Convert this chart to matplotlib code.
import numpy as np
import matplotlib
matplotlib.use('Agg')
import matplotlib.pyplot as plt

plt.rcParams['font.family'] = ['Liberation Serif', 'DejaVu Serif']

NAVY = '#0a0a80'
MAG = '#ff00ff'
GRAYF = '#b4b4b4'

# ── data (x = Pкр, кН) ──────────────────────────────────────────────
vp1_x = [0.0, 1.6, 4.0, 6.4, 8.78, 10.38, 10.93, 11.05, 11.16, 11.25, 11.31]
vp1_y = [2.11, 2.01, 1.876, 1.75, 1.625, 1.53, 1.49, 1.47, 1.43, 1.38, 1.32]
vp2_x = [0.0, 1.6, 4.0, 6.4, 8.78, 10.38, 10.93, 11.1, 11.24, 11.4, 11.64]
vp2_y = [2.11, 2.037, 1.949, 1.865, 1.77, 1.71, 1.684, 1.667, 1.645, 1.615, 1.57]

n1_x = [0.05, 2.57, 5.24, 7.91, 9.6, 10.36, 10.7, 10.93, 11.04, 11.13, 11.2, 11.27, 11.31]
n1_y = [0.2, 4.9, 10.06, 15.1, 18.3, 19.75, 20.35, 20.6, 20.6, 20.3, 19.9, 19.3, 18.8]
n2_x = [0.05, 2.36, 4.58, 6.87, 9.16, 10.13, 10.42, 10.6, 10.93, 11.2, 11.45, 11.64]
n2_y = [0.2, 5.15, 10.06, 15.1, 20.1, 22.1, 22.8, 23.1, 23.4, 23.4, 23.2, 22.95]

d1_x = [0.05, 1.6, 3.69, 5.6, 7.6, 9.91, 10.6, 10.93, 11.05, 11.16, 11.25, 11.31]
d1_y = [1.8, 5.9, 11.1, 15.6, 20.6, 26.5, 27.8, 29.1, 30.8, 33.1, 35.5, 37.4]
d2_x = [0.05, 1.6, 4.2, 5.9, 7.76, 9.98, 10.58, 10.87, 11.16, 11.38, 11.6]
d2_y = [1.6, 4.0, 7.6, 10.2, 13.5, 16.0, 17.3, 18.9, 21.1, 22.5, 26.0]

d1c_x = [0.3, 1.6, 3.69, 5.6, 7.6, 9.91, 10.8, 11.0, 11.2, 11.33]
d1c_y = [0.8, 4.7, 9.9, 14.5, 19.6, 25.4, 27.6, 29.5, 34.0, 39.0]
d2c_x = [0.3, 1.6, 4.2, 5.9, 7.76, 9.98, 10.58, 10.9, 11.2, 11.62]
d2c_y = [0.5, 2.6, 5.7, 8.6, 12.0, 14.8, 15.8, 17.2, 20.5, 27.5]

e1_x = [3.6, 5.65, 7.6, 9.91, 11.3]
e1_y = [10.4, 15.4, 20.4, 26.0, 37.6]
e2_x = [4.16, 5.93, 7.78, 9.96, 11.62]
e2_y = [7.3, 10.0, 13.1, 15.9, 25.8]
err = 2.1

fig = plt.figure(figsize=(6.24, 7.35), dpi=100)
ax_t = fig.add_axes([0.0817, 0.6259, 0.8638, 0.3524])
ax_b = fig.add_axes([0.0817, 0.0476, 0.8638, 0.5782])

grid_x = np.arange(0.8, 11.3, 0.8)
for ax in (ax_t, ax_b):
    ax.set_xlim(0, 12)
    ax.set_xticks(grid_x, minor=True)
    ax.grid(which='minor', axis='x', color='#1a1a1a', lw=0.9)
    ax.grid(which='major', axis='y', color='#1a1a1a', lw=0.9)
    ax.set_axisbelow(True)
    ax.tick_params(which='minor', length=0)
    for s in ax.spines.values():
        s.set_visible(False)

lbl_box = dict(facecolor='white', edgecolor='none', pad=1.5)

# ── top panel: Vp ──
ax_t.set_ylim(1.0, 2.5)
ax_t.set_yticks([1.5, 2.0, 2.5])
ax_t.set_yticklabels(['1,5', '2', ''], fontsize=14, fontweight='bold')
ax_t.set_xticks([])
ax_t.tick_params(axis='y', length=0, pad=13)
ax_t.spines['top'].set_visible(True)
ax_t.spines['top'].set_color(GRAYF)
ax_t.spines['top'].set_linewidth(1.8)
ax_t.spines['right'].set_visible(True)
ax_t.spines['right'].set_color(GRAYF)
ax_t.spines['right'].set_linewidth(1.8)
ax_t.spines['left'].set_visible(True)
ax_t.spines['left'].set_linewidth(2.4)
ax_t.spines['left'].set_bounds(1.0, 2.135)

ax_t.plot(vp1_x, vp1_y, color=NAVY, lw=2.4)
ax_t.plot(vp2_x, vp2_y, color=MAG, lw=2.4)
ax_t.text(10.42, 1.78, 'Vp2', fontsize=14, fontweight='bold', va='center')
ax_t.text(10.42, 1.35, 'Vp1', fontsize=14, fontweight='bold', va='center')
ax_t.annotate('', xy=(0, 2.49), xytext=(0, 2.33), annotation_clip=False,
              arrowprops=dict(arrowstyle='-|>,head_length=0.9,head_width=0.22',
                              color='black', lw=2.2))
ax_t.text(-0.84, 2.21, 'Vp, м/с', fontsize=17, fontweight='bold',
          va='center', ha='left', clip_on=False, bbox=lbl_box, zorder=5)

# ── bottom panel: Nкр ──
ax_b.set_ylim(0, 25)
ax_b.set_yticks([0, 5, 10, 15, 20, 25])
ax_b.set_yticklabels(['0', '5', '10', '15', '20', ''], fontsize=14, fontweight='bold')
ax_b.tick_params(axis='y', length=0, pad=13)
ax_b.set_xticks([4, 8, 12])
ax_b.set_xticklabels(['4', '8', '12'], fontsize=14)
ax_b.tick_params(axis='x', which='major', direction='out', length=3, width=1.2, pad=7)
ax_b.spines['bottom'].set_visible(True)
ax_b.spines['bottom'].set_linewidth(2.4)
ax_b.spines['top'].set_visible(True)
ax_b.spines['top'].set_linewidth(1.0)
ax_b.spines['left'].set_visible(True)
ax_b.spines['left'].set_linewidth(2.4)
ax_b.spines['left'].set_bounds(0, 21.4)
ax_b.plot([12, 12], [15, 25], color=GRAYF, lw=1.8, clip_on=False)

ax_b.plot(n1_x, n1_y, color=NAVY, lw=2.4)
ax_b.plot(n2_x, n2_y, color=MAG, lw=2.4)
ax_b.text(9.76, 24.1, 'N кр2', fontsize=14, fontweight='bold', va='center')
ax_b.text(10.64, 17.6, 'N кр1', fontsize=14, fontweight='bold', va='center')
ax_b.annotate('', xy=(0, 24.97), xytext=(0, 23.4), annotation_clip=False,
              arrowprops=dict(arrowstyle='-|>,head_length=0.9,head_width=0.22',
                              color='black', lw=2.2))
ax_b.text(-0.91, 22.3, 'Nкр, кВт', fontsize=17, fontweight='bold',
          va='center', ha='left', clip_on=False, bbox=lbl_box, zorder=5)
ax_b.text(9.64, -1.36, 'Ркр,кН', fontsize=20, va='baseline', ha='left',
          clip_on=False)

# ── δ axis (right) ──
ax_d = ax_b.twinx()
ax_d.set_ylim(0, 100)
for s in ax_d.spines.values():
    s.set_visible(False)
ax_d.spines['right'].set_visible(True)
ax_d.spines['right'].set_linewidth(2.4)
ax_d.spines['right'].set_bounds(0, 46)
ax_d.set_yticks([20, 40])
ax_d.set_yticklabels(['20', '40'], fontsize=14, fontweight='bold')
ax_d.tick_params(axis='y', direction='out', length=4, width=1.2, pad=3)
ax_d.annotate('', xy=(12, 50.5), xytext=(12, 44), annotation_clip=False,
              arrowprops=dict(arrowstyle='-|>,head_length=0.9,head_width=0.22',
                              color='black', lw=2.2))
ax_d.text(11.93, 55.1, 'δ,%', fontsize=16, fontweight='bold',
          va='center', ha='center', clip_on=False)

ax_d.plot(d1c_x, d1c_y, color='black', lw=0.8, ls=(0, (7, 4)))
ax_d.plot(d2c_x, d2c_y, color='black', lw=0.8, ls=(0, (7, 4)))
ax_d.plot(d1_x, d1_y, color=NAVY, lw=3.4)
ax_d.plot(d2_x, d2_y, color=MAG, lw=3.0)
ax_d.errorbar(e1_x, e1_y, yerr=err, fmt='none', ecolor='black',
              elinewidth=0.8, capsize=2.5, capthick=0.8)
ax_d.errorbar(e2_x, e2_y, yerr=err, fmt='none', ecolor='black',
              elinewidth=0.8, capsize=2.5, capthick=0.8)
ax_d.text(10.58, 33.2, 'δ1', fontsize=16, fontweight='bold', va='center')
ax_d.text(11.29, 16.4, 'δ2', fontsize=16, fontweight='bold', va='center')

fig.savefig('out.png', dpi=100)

========================================

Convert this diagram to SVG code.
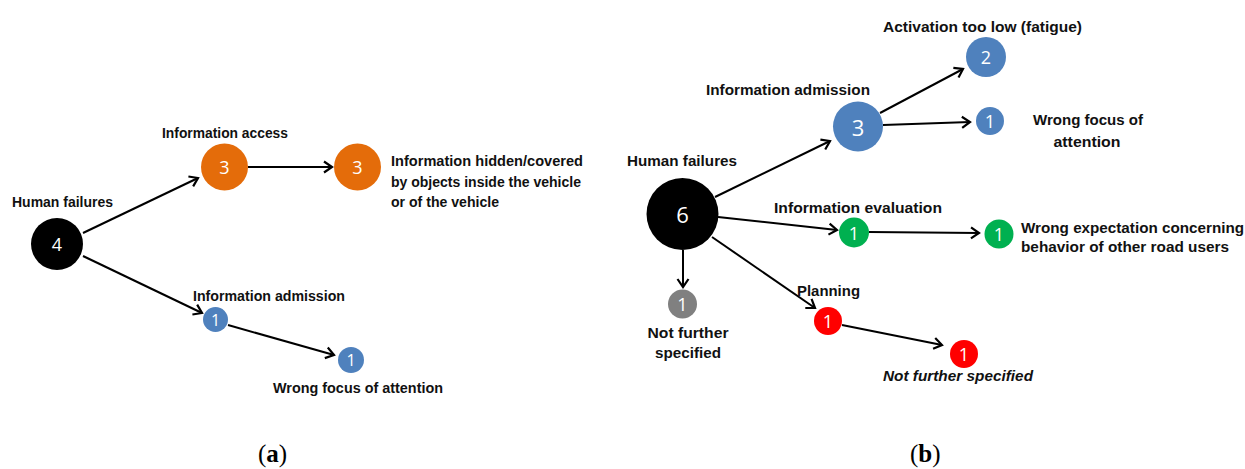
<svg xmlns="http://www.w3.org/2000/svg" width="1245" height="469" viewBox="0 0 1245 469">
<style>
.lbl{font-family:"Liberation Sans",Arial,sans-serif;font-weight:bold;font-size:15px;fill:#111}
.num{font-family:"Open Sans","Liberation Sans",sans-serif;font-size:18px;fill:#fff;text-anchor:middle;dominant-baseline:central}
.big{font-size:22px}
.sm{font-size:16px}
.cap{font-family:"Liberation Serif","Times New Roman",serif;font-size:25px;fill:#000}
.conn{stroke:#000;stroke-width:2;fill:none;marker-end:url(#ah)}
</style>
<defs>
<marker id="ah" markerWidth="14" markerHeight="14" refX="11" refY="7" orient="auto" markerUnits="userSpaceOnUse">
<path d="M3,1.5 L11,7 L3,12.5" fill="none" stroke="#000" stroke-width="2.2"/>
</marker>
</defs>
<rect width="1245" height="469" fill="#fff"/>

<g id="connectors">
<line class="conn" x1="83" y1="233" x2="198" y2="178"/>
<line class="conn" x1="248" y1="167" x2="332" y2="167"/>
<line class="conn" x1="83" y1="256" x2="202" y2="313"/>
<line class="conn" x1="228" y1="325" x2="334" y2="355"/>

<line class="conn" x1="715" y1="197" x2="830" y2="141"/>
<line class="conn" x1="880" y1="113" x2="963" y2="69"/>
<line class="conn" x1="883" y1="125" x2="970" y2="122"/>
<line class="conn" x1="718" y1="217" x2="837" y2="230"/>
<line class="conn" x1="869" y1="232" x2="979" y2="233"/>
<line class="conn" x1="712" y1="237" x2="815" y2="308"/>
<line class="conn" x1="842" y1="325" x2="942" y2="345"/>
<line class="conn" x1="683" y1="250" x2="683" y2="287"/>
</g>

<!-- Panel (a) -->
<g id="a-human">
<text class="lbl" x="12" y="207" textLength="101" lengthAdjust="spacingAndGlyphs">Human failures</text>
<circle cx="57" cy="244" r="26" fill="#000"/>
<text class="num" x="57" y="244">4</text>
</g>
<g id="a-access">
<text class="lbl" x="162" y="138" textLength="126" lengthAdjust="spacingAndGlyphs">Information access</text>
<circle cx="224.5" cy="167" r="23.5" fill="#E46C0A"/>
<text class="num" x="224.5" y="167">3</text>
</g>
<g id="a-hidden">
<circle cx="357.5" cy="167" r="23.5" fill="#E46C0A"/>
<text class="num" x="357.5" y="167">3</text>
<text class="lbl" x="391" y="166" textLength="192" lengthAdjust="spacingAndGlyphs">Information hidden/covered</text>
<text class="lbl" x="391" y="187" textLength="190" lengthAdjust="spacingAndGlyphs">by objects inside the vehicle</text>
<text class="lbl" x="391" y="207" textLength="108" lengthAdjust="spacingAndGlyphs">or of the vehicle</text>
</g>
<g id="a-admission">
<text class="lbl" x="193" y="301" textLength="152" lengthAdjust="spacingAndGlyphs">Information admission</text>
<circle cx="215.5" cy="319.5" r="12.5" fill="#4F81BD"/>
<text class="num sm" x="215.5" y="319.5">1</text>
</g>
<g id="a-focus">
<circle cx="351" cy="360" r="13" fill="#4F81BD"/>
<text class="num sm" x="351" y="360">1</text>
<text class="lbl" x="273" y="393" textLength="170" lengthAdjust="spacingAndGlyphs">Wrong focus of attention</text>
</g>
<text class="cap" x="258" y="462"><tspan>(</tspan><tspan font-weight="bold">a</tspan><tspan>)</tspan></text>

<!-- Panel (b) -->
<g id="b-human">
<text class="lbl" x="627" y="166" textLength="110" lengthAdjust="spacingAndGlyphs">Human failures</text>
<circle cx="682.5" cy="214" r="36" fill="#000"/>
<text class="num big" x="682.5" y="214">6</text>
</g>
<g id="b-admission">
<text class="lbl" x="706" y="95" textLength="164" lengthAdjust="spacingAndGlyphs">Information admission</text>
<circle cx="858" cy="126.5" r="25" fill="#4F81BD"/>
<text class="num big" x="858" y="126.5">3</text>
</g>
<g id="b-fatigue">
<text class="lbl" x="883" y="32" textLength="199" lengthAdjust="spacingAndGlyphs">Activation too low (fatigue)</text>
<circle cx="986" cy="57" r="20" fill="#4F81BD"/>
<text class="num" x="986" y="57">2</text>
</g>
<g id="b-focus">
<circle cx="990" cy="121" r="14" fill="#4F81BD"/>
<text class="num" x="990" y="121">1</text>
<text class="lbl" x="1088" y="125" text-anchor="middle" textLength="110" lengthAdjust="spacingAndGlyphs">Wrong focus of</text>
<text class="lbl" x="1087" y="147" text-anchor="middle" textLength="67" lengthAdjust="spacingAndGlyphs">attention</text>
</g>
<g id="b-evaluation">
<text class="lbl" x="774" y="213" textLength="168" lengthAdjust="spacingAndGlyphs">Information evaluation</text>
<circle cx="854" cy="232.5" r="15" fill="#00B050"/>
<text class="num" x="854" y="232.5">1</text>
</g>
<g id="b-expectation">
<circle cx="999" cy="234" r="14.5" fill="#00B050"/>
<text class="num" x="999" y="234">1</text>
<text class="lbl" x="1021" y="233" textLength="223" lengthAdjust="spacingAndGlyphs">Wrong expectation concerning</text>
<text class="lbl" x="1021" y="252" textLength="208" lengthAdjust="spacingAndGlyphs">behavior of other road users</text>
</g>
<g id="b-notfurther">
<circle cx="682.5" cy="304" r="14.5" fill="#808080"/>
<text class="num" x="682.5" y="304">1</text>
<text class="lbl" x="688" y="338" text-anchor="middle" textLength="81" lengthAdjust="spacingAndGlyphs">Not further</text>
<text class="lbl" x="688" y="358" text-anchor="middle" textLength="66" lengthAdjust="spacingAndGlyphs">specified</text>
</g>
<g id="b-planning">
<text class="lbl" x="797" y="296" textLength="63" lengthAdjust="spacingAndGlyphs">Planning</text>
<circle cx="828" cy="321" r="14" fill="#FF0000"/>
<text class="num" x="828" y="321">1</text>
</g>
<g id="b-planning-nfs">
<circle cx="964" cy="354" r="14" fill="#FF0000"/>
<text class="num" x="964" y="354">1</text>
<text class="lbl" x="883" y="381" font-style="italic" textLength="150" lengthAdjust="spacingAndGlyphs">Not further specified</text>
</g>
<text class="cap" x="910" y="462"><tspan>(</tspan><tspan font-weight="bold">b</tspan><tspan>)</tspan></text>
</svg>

========================================

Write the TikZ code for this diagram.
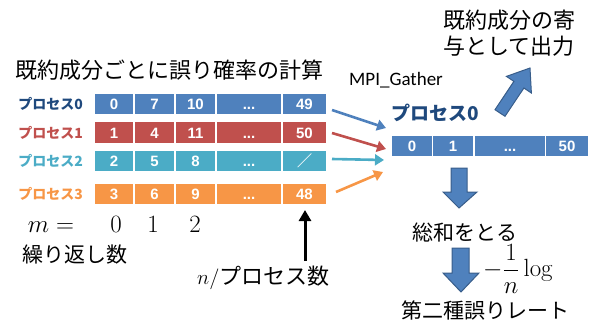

========================================

• _Problem details_: This exercise asks for the lines from the line with "Convert this chart to matplotlib code." to the line with "1.645, 1.615, 1.57]", both lines included, set down exactly and with nothing else.

• _Correct response_:
Convert this chart to matplotlib code.
import numpy as np
import matplotlib
matplotlib.use('Agg')
import matplotlib.pyplot as plt

plt.rcParams['font.family'] = ['Liberation Serif', 'DejaVu Serif']

NAVY = '#0a0a80'
MAG = '#ff00ff'
GRAYF = '#b4b4b4'

# ── data (x = Pкр, кН) ──────────────────────────────────────────────
vp1_x = [0.0, 1.6, 4.0, 6.4, 8.78, 10.38, 10.93, 11.05, 11.16, 11.25, 11.31]
vp1_y = [2.11, 2.01, 1.876, 1.75, 1.625, 1.53, 1.49, 1.47, 1.43, 1.38, 1.32]
vp2_x = [0.0, 1.6, 4.0, 6.4, 8.78, 10.38, 10.93, 11.1, 11.24, 11.4, 11.64]
vp2_y = [2.11, 2.037, 1.949, 1.865, 1.77, 1.71, 1.684, 1.667, 1.645, 1.615, 1.57]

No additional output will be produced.